Preki, Older is Better

August 11, 2003 Print it

Ridge Mahoney
Soccer America

MLS's only eight-time all-star is still befuddling opponents with a sharp brain and a lethal foot.

The glare is still there, just at it was at Tacoma and Everton and Portsmouth and Miami and with the U.S. national team. Under dark tufts burn a pair of brown eyes, scan-ning the landscape for crevices and spaces as he formulates the optimum mix of movement and touches that will expose his quarry, the goal.

For all the marvel focused on his left foot and his body's resistance to age and abuse, Preki is most brilliant from the shoulders up. Somewhere between cognitive thought and animal instinct resides his primal thirst to defy time, conquer space and withstand savage kicks and sharp elbows.

"The man is tremendously gifted physically and is a consummate technician, which is partially gift and a lot of hard work over the years," says his coach at Kansas City, Bob Gansler. "He sees the game and you'd expect that, but he's still got his quickness and his one-against-one ability. He's enjoying his work and he's got every right to enjoy it because he's awfully good."

He's the all-time leading scorer in MLS and a bit perplexed about all the attention focused on his 40th birthday June 24.

"Over the years, I've done different things to keep myself in shape and stay loose, because obviously the key factors in our game are flexibility and mobility," he says. "When you start to lose that, that's the time to start wondering when it's time to retire."

He says he might have retired two years ago if the Wizards hadn't re-claimed him in the draft implemented by MLS when Miami and Tampa Bay folded.
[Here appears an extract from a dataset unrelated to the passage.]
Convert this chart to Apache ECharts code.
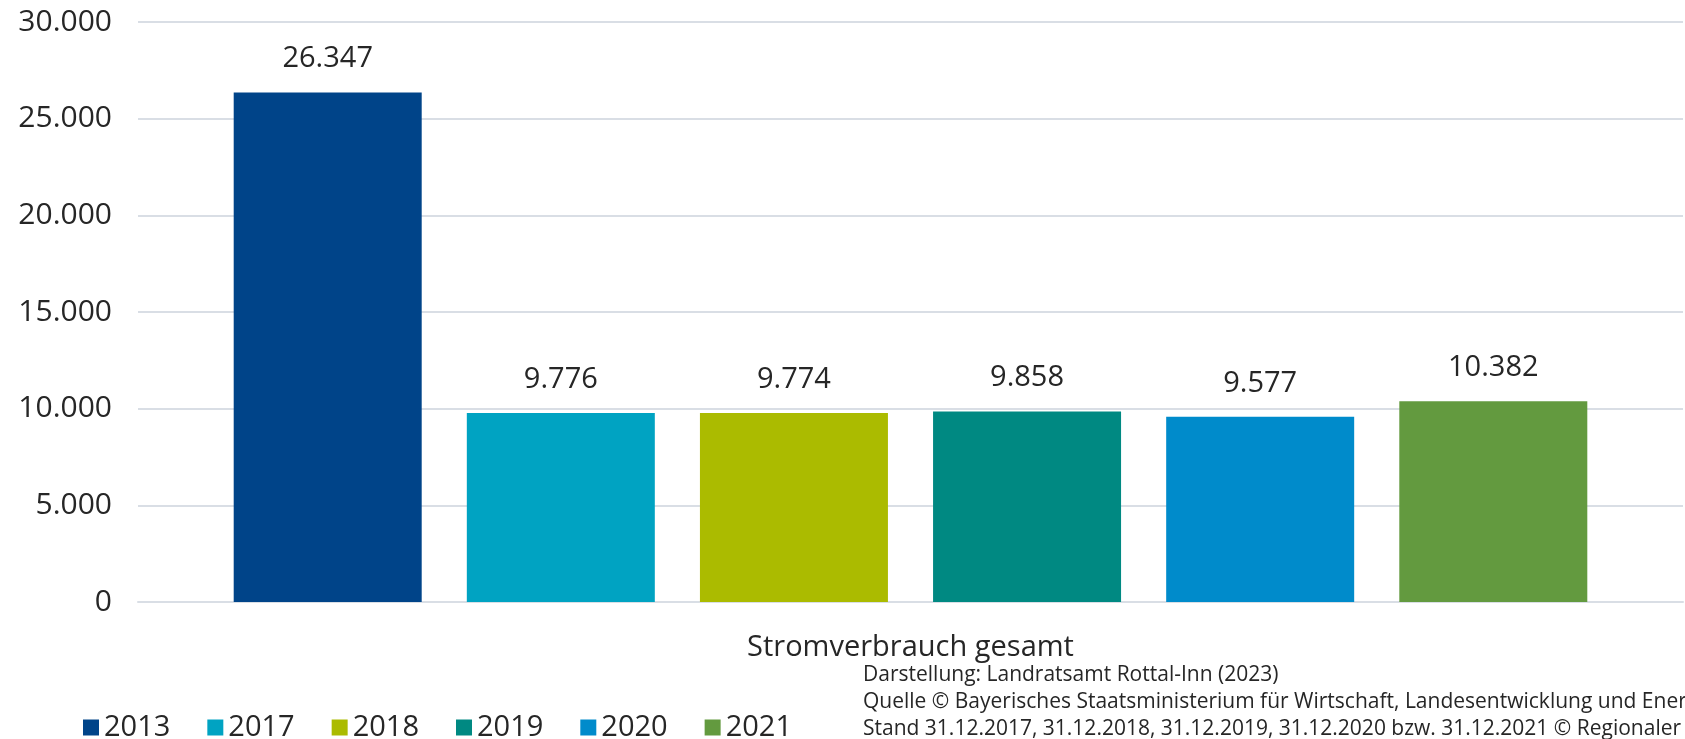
<!DOCTYPE html>
<html>
<head>
<meta charset="utf-8">
<script src="https://cdn.jsdelivr.net/npm/echarts@6/dist/echarts.min.js"></script>
<style>
  html, body { margin: 0; padding: 0; background: #fff; }
  #chart { width: 1685px; height: 739px; }
</style>
</head>
<body>
<div id="chart"></div>
<script>
// Daten
const categories = ['Stromverbrauch gesamt']
const years = ['2013', '2017', '2018', '2019', '2020', '2021']
const values = [26347, 9776, 9774, 9858, 9577, 10382]
const colors = ['#004489', '#00A3C2', '#ABBB00', '#008982', '#008BCB', '#639A3F']
const sourceLines = [
  'Darstellung: Landratsamt Rottal-Inn (2023)',
  'Quelle © Bayerisches Staatsministerium für Wirtschaft, Landesentwicklung und Energie',
  'Stand 31.12.2017, 31.12.2018, 31.12.2019, 31.12.2020 bzw. 31.12.2021 © Regionaler'
]

const font = "'Open Sans', sans-serif"
const fmt = v => String(v).replace(/\B(?=(\d{3})+(?!\d))/g, '.')

const series = years.map((y, i) => ({
  name: y,
  type: 'bar',
  data: [values[i]],
  barWidth: 188,
  barGap: '24%',
  itemStyle: { color: colors[i] },
  label: {
    show: true,
    position: 'top',
    distance: 19,
    color: '#262626',
    fontFamily: font,
    fontSize: 29,
    formatter: p => fmt(p.value)
  }
}))

const chart = echarts.init(document.getElementById('chart'))
chart.setOption({
  animation: false,
  grid: { left: 138, right: 2, top: 22, bottom: 137 },
  legend: {
    left: 78,
    top: 708,
    itemWidth: 16,
    itemHeight: 16,
    itemGap: 37,
    icon: 'rect',
    textStyle: { fontFamily: font, fontSize: 29, color: '#262626' },
    data: years
  },
  xAxis: {
    type: 'category',
    data: categories,
    axisLine: { show: true, lineStyle: { color: '#D9DEE5', width: 2 } },
    axisTick: { show: false },
    axisLabel: { fontFamily: font, fontSize: 29, color: '#262626', margin: 31 }
  },
  yAxis: {
    type: 'value',
    min: 0,
    max: 30000,
    interval: 5000,
    axisLine: { show: false },
    axisTick: { show: false },
    splitLine: { lineStyle: { color: '#D9DEE5', width: 2 } },
    axisLabel: { fontFamily: font, fontSize: 30, color: '#262626', margin: 26, formatter: fmt }
  },
  series: series,
  graphic: sourceLines.map((t, i) => ({
    type: 'text',
    left: 863,
    top: 665 + i * 27,
    style: { text: t, fontFamily: font, fontSize: 21, fill: '#262626' }
  }))
})
</script>
</body>
</html>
He'd left Kansas City after a championship season in 2000 miffed at being asked to take a part-time role and a big salary cut.

"I was looking at retiring from MLS, maybe playing indoor here in town with Zoran Savic [coach of the indoor Comets] or go into coaching," he says. "I didn't think I was going to be drafted. I'm glad they took me back."

Gansler believes that year away from Kansas City and the Fusion's collapse blew some dark clouds out of the Preki psyche. He noticed a subtle personality change last season and says so far in 2003 the man is, if not bubbly, certainly cheerier.

"There's more smiles, there's more laughter, there's more buffoonery on his part and coming back at him," says Gansler. "We got off to good start this season, which obviously helps, and we see practical jokes and some of the adolescent things maybe he hadn't done for a while."

When asked why Preki left, Gansler chuckles a bit defensively. "I just felt there was no way the man is going to get any better," he says. "But if anything, he has gotten better, and, for sure, he hasn't slipped one iota."